Infrastructure as a Service (IaaS)

This gives you the most control but also the most responsibility.

  • You Manage: The operating system, middleware, runtime, data, and applications.
  • Microsoft Manages: The physical servers, storage, networking, and virtualization layer.
  • Analogy: Renting a vacant plot of land. You can build whatever you want, but you're responsible for the entire structure.

Platform as a Service (PaaS)

This is the middle ground, focused on developers and rapid deployment.

  • You Manage: Your applications and data.
  • Microsoft Manages: Everything from the OS down, including patching, updates, and runtime environments.
  • Analogy: Renting a fully-equipped workshop.

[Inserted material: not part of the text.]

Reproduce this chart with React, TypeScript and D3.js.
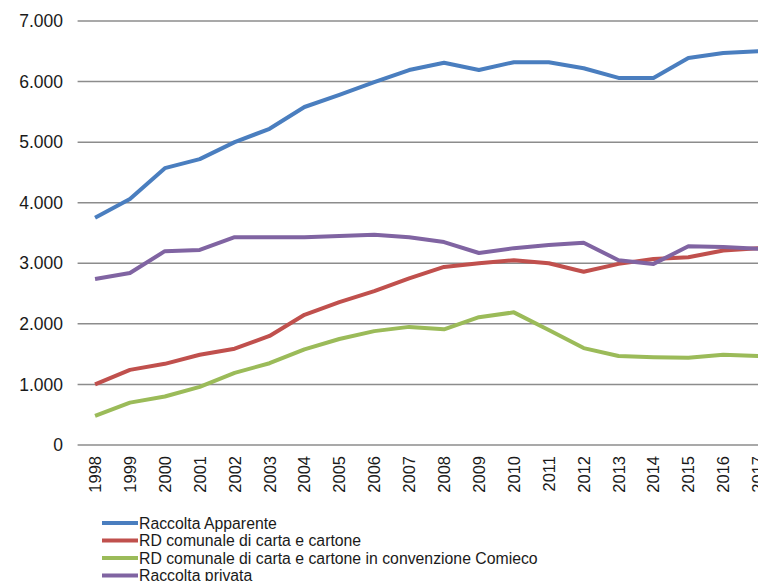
import React, { useEffect, useRef } from "react";
import * as d3 from "d3";

const years = [
  "1998", "1999", "2000", "2001", "2002", "2003", "2004", "2005", "2006", "2007",
  "2008", "2009", "2010", "2011", "2012", "2013", "2014", "2015", "2016", "2017",
];

const raccoltaApparente = [
  3750, 4060, 4570, 4720, 5000, 5220, 5580, 5780, 5990, 6190,
  6310, 6190, 6320, 6320, 6220, 6060, 6060, 6390, 6470, 6500,
];
const rdComunale = [
  1000, 1240, 1340, 1490, 1590, 1800, 2150, 2360, 2540, 2750,
  2940, 3000, 3050, 3000, 2860, 2990, 3070, 3100, 3210, 3250,
];
const rdComieco = [
  480, 700, 800, 960, 1190, 1350, 1580, 1750, 1880, 1950,
  1910, 2110, 2190, 1900, 1600, 1470, 1450, 1440, 1490, 1470,
];
const raccoltaPrivata = [
  2740, 2840, 3200, 3220, 3430, 3430, 3430, 3450, 3470, 3430,
  3350, 3170, 3250, 3300, 3340, 3050, 2990, 3280, 3270, 3240,
];

const yTicks = [0, 1000, 2000, 3000, 4000, 5000, 6000, 7000];

const series = [
  { name: "Raccolta Apparente", values: raccoltaApparente, color: "#4a7ebf" },
  { name: "RD comunale di carta e cartone", values: rdComunale, color: "#c0504d" },
  { name: "RD comunale di carta e cartone in convenzione Comieco", values: rdComieco, color: "#9bbb59" },
  { name: "Raccolta privata", values: raccoltaPrivata, color: "#8064a2" },
];

export default function App() {
  const svgRef = useRef<SVGSVGElement | null>(null);

  useEffect(() => {
    if (!svgRef.current) return;
    const width = 758;
    const height = 581;
    const font = "'Liberation Sans', Arial, sans-serif";

    const svg = d3.select(svgRef.current);
    svg.selectAll("*").remove();
    svg.attr("width", width).attr("height", height).attr("viewBox", `0 0 ${width} ${height}`);

    const x = d3.scaleBand().domain(years).range([77.6, 77.6 + 20 * 34.9]);
    const cx = (d: string) => (x(d) ?? 0) + x.bandwidth() / 2;
    const y = d3.scaleLinear().domain([0, 7000]).range([445, 21]);
    const fmt = (v: number) => d3.format(",")(v).replace(/,/g, ".");

    // gridlines
    svg
      .append("g")
      .selectAll("line")
      .data(yTicks)
      .join("line")
      .attr("x1", 77.6)
      .attr("x2", width)
      .attr("y1", (d) => y(d))
      .attr("y2", (d) => y(d))
      .attr("stroke", "#8c8c8c")
      .attr("stroke-width", 1.5);

    // y labels
    svg
      .append("g")
      .selectAll("text")
      .data(yTicks)
      .join("text")
      .attr("x", 63)
      .attr("y", (d) => y(d))
      .attr("dy", "0.35em")
      .attr("text-anchor", "end")
      .attr("font-family", font)
      .attr("font-size", 17.5)
      .attr("fill", "#1a1a1a")
      .text((d) => fmt(d));

    // x labels
    svg
      .append("g")
      .selectAll("text")
      .data(years)
      .join("text")
      .attr("transform", (d) => `translate(${cx(d)},456) rotate(-90)`)
      .attr("dy", "0.36em")
      .attr("text-anchor", "end")
      .attr("font-family", font)
      .attr("font-size", 16.5)
      .attr("fill", "#1a1a1a")
      .text((d) => d);

    const line = d3
      .line<number>()
      .x((_, i) => cx(years[i]))
      .y((d) => y(d));

    svg
      .append("g")
      .selectAll("path")
      .data(series)
      .join("path")
      .attr("d", (s) => line(s.values))
      .attr("fill", "none")
      .attr("stroke", (s) => s.color)
      .attr("stroke-width", 4)
      .attr("stroke-linejoin", "round");

    // legend
    const legend = svg
      .append("g")
      .selectAll("g")
      .data(series)
      .join("g")
      .attr("transform", (_, i) => `translate(102,${523 + i * 17.5})`);
    legend
      .append("line")
      .attr("x1", 0)
      .attr("x2", 36)
      .attr("stroke", (s) => s.color)
      .attr("stroke-width", 4);
    legend
      .append("text")
      .attr("x", 37)
      .attr("dy", "0.35em")
      .attr("font-family", font)
      .attr("font-size", 15.8)
      .attr("fill", "#1a1a1a")
      .text((s) => s.name);
  }, []);

  return <svg ref={svgRef} style={{ position: "absolute", left: 0, top: 0 }} />;
}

You bring your tools and materials (code and data) to build your product, but the building, power, and heavy machinery are managed for you.

Software as a Service (SaaS)

This provides the least control but also the least responsibility.

  • You Manage: Your configuration of the software and user data within it.
  • Microsoft Manages: The entire stack, delivering a ready-to-use application.
  • Analogy: Subscribing to a service like Microsoft 365. You just use the software; you don't manage anything about its underlying infrastructure.

Ultimately, passing the AZ-900 is not just about knowing that a VM is IaaS or that Azure SQL is PaaS. It's about understanding that these choices have direct consequences for cost, responsibility, security, and business agility.